§ TASK DETAILS:
Repeat the records below exactly, from the first line through the line containing "ink, fontFamily: font", and leave out any pictures.

--- start INFORMATION PROVIDED ---

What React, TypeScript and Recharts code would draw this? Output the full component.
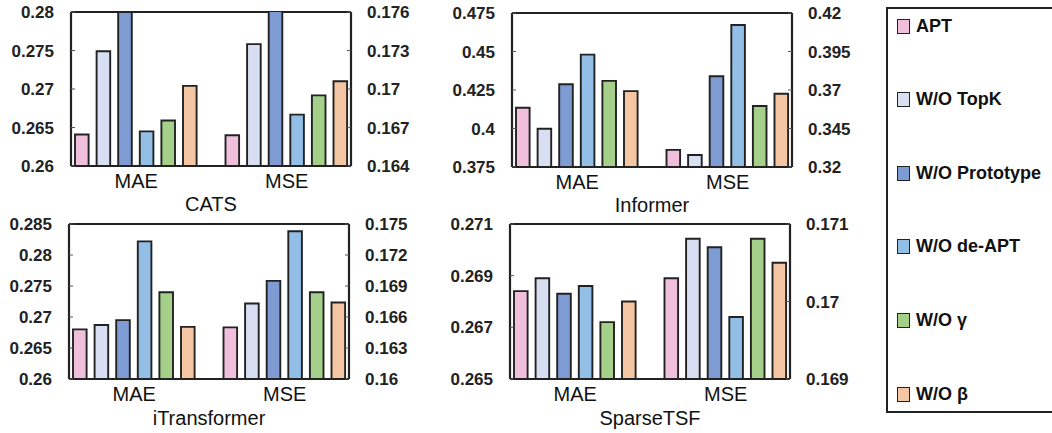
import { Bar, BarChart, ReferenceLine, XAxis, YAxis } from 'recharts'

const metrics = ['MAE', 'MSE']
const variants = ['APT', 'W/O TopK', 'W/O Prototype', 'W/O de-APT', 'W/O γ', 'W/O β']
const colors = ['#efbfdc', '#d9dff3', '#7e9bd3', '#93bee6', '#a4d08a', '#f5c6a3']

// CATS (W/O Prototype runs past the top of both axes)
const catsMae = [0.2641, 0.2749, 0.2835, 0.2645, 0.2659, 0.2704]
const catsMse = [0.1664, 0.1735, 0.1785, 0.168, 0.1695, 0.1706]
const catsMaeTicks = [0.26, 0.265, 0.27, 0.275, 0.28]
const catsMseTicks = [0.164, 0.167, 0.17, 0.173, 0.176]

// Informer
const informerMae = [0.4135, 0.3998, 0.4287, 0.448, 0.4309, 0.4243]
const informerMse = [0.3311, 0.3278, 0.3789, 0.4122, 0.3596, 0.3676]
const informerMaeTicks = [0.375, 0.4, 0.425, 0.45, 0.475]
const informerMseTicks = [0.32, 0.345, 0.37, 0.395, 0.42]

// iTransformer
const itransMae = [0.268, 0.2687, 0.2695, 0.2822, 0.274, 0.2684]
const itransMse = [0.165, 0.1673, 0.1695, 0.1743, 0.1684, 0.1674]
const itransMaeTicks = [0.26, 0.265, 0.27, 0.275, 0.28, 0.285]
const itransMseTicks = [0.16, 0.163, 0.166, 0.169, 0.172, 0.175]

// SparseTSF
const sparseMae = [0.2684, 0.2689, 0.2683, 0.2686, 0.2672, 0.268]
const sparseMse = [0.1703, 0.17081, 0.1707, 0.1698, 0.17081, 0.1705]
const sparseMaeTicks = [0.265, 0.267, 0.269, 0.271]
const sparseMseTicks = [0.169, 0.17, 0.171]

const font = '"Liberation Sans", Arial, sans-serif'
const ink = '#222'
const PLOT_W = 280

type Row = Record<string, string | number>

const toRow = (metric: string, values?: number[]): Row => {
  const row: Row = { metric }
  if (values) values.forEach((v, i) => { row[`s${i}`] = v })
  return row
}

type PanelProps = {
  title: string
  x: number
  y: number
  plotHeight: number
  mae: number[]
  mse: number[]
  maeTicks: number[]
  mseTicks: number[]
  titleOffset: number
}

const yTick = { fontSize: 17, fontWeight: 700, fill: ink, fontFamily: font }

const Panel = ({ title, x, y, plotHeight, mae, mse, maeTicks, mseTicks, titleOffset }: PanelProps) => {
  const maeData = metrics.map((m) => toRow(m, m === 'MAE' ? mae : undefined))
  const mseData = metrics.map((m) => toRow(m, m === 'MSE' ? mse : undefined))
  const width = PLOT_W + 140
  const height = plotHeight + 60
  const bars = (axis: string) =>
    variants.map((name, i) => (
      <Bar
        key={name}
        yAxisId={axis}
        dataKey={`s${i}`}
        name={name}
        fill={colors[i]}
        stroke={ink}
        strokeWidth={1.9}
        isAnimationActive={false}
      />
    ))
  const pos = { position: 'absolute' as const, left: x, top: y }

  return (
    <>
      <div style={pos}>
        <BarChart width={width} height={height} data={maeData} barSize={13.6} barGap={8}
          margin={{ top: 10, right: 70, bottom: 20, left: 10 }}>
          <XAxis dataKey="metric" height={30} padding={{ left: -10, right: -11 }}
            axisLine={{ stroke: ink, strokeWidth: 2.2 }} tickLine={false} tickSize={0} tickMargin={8}
            tick={{ fontSize: 20, fill: '#111', fontFamily: font }}
            label={{ value: title, position: 'bottom', offset: titleOffset, fontSize: 20, fill: '#111', fontFamily: font }} />
          <YAxis yAxisId="mae" orientation="left" width={60} type="number"
            domain={[maeTicks[0], maeTicks[maeTicks.length - 1]]} ticks={maeTicks} interval={0}
            allowDataOverflow axisLine={{ stroke: ink, strokeWidth: 2.2 }}
            tickLine={{ stroke: '#555' }} tickSize={-4} tickMargin={21} tick={yTick} />
          <ReferenceLine yAxisId="mae" y={maeTicks[maeTicks.length - 1]} stroke={ink} strokeWidth={2.2} />
          {bars('mae')}
        </BarChart>
      </div>
      <div style={pos}>
        <BarChart width={width} height={height} data={mseData} barSize={13.6} barGap={8}
          margin={{ top: 10, right: 10, bottom: 20, left: 70 }}>
          <XAxis dataKey="metric" height={30} padding={{ left: -10, right: -11 }}
            axisLine={false} tickLine={false} tick={false} />
          <YAxis yAxisId="mse" orientation="right" width={60} type="number"
            domain={[mseTicks[0], mseTicks[mseTicks.length - 1]]} ticks={mseTicks} interval={0}
            allowDataOverflow axisLine={{ stroke: ink, strokeWidth: 2.2 }}
            tickLine={{ stroke: '#555' }} tickSize={-4} tickMargin={20} tick={yTick} />
          {bars('mse')}
        </BarChart>
      </div>
    </>
  )
}

const LegendBox = () => (
  <div style={{ position: 'absolute', left: 886, top: 7, width: 190, height: 402, border: `2px solid ${ink}`, background: '#fff' }}>
    {variants.map((name, i) => (
      <div key={name} style={{ position: 'absolute', left: 9, top: 9 + i * 73.6, height: 16, display: 'flex', alignItems: 'center', whiteSpace: 'nowrap' }}>
        <span style={{ width: 11, height: 13, background: colors[i], border: `1.5px solid ${ink}`, marginRight: 6 }} />
        <span style={{ fontFamily: font, fontWeight: 700, fontSize: 18, color: '#111' }}>{name}</span>
      </div>
    ))}
  </div>
)

export default function App() {
  return (
    <div style={{ position: 'absolute', left: 0, top: 0, width: 1052, height: 433, overflow: 'hidden', background: '#fff' }}>
      <Panel title="CATS" x={1} y={2} plotHeight={154} mae={catsMae} mse={catsMse}
        maeTicks={catsMaeTicks} mseTicks={catsMseTicks} titleOffset={1} />
      <Panel title="Informer" x={442} y={3} plotHeight={154} mae={informerMae} mse={informerMse}
        maeTicks={informerMaeTicks} mseTicks={informerMseTicks} titleOffset={1} />
      <Panel title="iTransformer" x={-1} y={214} plotHeight={155} mae={itransMae} mse={itransMse}
        maeTicks={itransMaeTicks} mseTicks={itransMseTicks} titleOffset={2} />
      <Panel title="SparseTSF" x={440} y={214} plotHeight={155} mae={sparseMae} mse={sparseMse}
        maeTicks={sparseMaeTicks} mseTicks={sparseMseTicks} titleOffset={2} />
      <LegendBox />
    </div>
  )
}
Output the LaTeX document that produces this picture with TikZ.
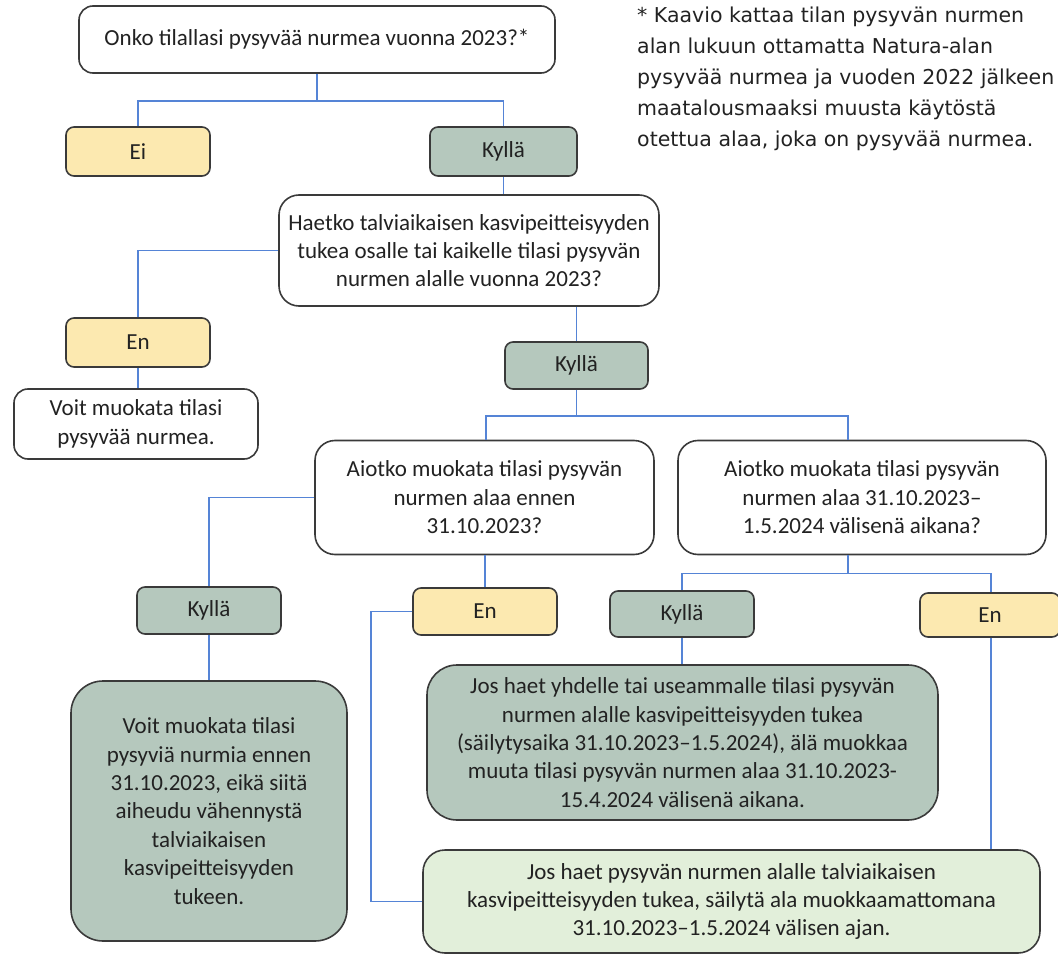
\documentclass[tikz,border=0pt]{standalone}
\usepackage{fontspec}
\setmainfont{Carlito}
\newfontfamily\notefont{DejaVu Sans}
\usetikzlibrary{calc}
\definecolor{ylw}{HTML}{FCE9B0}
\definecolor{gg}{HTML}{B5C8BD}
\definecolor{lg}{HTML}{E2EFDA}
\definecolor{bord}{HTML}{3A3A3A}
\definecolor{conn}{HTML}{5584D6}
\definecolor{txt}{HTML}{222222}
\tikzset{
  base/.style={draw=bord, line width=1.6pt, rectangle, inner sep=0pt, align=center, text=txt,
    font=\fontsize{23}{28.4}\selectfont},
  qbox/.style={base, fill=white, rounded corners=20pt},
  ybox/.style={base, fill=ylw, rounded corners=8pt},
  gbox/.style={base, fill=gg, rounded corners=8pt},
  link/.style={draw=conn, line width=1.6pt},
}
\begin{document}
\begin{tikzpicture}[x=1pt,y=-1pt]
\useasboundingbox (0,0) rectangle (1058,955);
% nodes
\node[qbox, rounded corners=14pt, minimum width=476pt, minimum height=67pt] (q1) at (317,39.5) {Onko tilallasi pysyvää nurmea vuonna 2023?*};
\node[ybox, minimum width=144pt, minimum height=49pt] (ei) at (138,151.5) {Ei};
\node[gbox, minimum width=147pt, minimum height=49pt] (ky1) at (503.5,151.5) {Kyllä};
\node[qbox, minimum width=380pt, minimum height=111pt] (q2) at (469,250.5) {Haetko talviaikaisen kasvipeitteisyyden\\tukea osalle tai kaikelle tilasi pysyvän\\nurmen alalle vuonna 2023?};
\node[ybox, minimum width=144pt, minimum height=49pt] (en1) at (138,342.5) {En};
\node[qbox, rounded corners=14pt, minimum width=244pt, minimum height=70pt] (voit) at (136,424) {Voit muokata tilasi\\pysyvää nurmea.};
\node[gbox, minimum width=143pt, minimum height=47pt] (ky2) at (576.5,365.5) {Kyllä};
\node[qbox, minimum width=339pt, minimum height=114pt] (q3) at (484.5,497.5) {Aiotko muokata tilasi pysyvän\\nurmen alaa ennen\\31.10.2023?};
\node[qbox, minimum width=368pt, minimum height=114pt] (q4) at (862,497.5) {Aiotko muokata tilasi pysyvän\\nurmen alaa 31.10.2023–\\1.5.2024 välisenä aikana?};
\node[gbox, minimum width=144pt, minimum height=47pt] (ky3) at (209,610.5) {Kyllä};
\node[base, fill=gg, rounded corners=32pt, minimum width=276pt, minimum height=260pt] (b5) at (209,811) {Voit muokata tilasi\\pysyviä nurmia ennen\\31.10.2023, eikä siitä\\aiheudu vähennystä\\talviaikaisen\\kasvipeitteisyyden\\tukeen.};
\node[ybox, minimum width=144pt, minimum height=47pt] (en2) at (485,611.5) {En};
\node[gbox, minimum width=144pt, minimum height=46pt] (ky4) at (682,614) {Kyllä};
\node[ybox, minimum width=140pt, minimum height=44pt] (en3) at (990,615) {En};
\node[base, fill=gg, rounded corners=30pt, minimum width=511pt, minimum height=155pt] (b6) at (682.5,742.5) {Jos haet yhdelle tai useammalle tilasi pysyvän\\nurmen alalle kasvipeitteisyyden tukea\\(säilytysaika 31.10.2023–1.5.2024), älä muokkaa\\muuta tilasi pysyvän nurmen alaa 31.10.2023-\\15.4.2024 välisenä aikana.};
\node[base, fill=lg, rounded corners=22pt, minimum width=617pt, minimum height=103pt] (b7) at (731.5,901.5) {Jos haet pysyvän nurmen alalle talviaikaisen\\kasvipeitteisyyden tukea, säilytä ala muokkaamattomana\\31.10.2023–1.5.2024 välisen ajan.};
\node[anchor=north west, align=left, inner sep=0pt, text=txt, font=\notefont\fontsize{20.5}{31}\selectfont] (note) at (637,7) {* Kaavio kattaa tilan pysyvän nurmen\\alan lukuun ottamatta Natura-alan\\pysyvää nurmea ja vuoden 2022 jälkeen\\maatalousmaaksi muusta käytöstä\\otettua alaa, joka on pysyvää nurmea.};
% connectors
\draw[link] (q1.south) -- ++(0,27) -| (ei.north);
\draw[link] (q1.south) -- ++(0,27) -| (ky1.north);
\draw[link] (ky1.south) -- (ky1.south |- q2.north);
\draw[link] (q2.west) -| (en1.north);
\draw[link] (en1.south) -- (en1.south |- voit.north);
\draw[link] (ky2.north |- q2.south) -- (ky2.north);
\draw[link] (ky2.south) -- ++(0,26) -| ([xshift=1.5pt]q3.north);
\draw[link] (ky2.south) -- ++(0,26) -| ([xshift=-14pt]q4.north);
\draw[link] (q3.west) -| (ky3.north);
\draw[link] (ky3.south) -- (ky3.south |- b5.north);
\draw[link] (en2.north |- q3.south) -- (en2.north);
\draw[link] (en2.west) -- ++(-41,0) coordinate (c1) |- (b7.west);
\draw[link] ([xshift=-14pt]q4.south) -- ++(0,18) -| (ky4.north);
\draw[link] ([xshift=-14pt]q4.south) -- ++(0,18) -| ([xshift=1pt]en3.north);
\draw[link] (ky4.south) -- (ky4.south |- b6.north);
\draw[link] ([xshift=1pt]en3.south) -- ([xshift=1pt]en3.south |- b7.north);
\end{tikzpicture}
\end{document}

--- end INFORMATION PROVIDED ---

§ PROBLEM SOLUTION:
What React, TypeScript and Recharts code would draw this? Output the full component.
import { Bar, BarChart, ReferenceLine, XAxis, YAxis } from 'recharts'

const metrics = ['MAE', 'MSE']
const variants = ['APT', 'W/O TopK', 'W/O Prototype', 'W/O de-APT', 'W/O γ', 'W/O β']
const colors = ['#efbfdc', '#d9dff3', '#7e9bd3', '#93bee6', '#a4d08a', '#f5c6a3']

// CATS (W/O Prototype runs past the top of both axes)
const catsMae = [0.2641, 0.2749, 0.2835, 0.2645, 0.2659, 0.2704]
const catsMse = [0.1664, 0.1735, 0.1785, 0.168, 0.1695, 0.1706]
const catsMaeTicks = [0.26, 0.265, 0.27, 0.275, 0.28]
const catsMseTicks = [0.164, 0.167, 0.17, 0.173, 0.176]

// Informer
const informerMae = [0.4135, 0.3998, 0.4287, 0.448, 0.4309, 0.4243]
const informerMse = [0.3311, 0.3278, 0.3789, 0.4122, 0.3596, 0.3676]
const informerMaeTicks = [0.375, 0.4, 0.425, 0.45, 0.475]
const informerMseTicks = [0.32, 0.345, 0.37, 0.395, 0.42]

// iTransformer
const itransMae = [0.268, 0.2687, 0.2695, 0.2822, 0.274, 0.2684]
const itransMse = [0.165, 0.1673, 0.1695, 0.1743, 0.1684, 0.1674]
const itransMaeTicks = [0.26, 0.265, 0.27, 0.275, 0.28, 0.285]
const itransMseTicks = [0.16, 0.163, 0.166, 0.169, 0.172, 0.175]

// SparseTSF
const sparseMae = [0.2684, 0.2689, 0.2683, 0.2686, 0.2672, 0.268]
const sparseMse = [0.1703, 0.17081, 0.1707, 0.1698, 0.17081, 0.1705]
const sparseMaeTicks = [0.265, 0.267, 0.269, 0.271]
const sparseMseTicks = [0.169, 0.17, 0.171]

const font = '"Liberation Sans", Arial, sans-serif'
const ink = '#222'
const PLOT_W = 280

type Row = Record<string, string | number>

const toRow = (metric: string, values?: number[]): Row => {
  const row: Row = { metric }
  if (values) values.forEach((v, i) => { row[`s${i}`] = v })
  return row
}

type PanelProps = {
  title: string
  x: number
  y: number
  plotHeight: number
  mae: number[]
  mse: number[]
  maeTicks: number[]
  mseTicks: number[]
  titleOffset: number
}

const yTick = { fontSize: 17, fontWeight: 700, fill: ink, fontFamily: font }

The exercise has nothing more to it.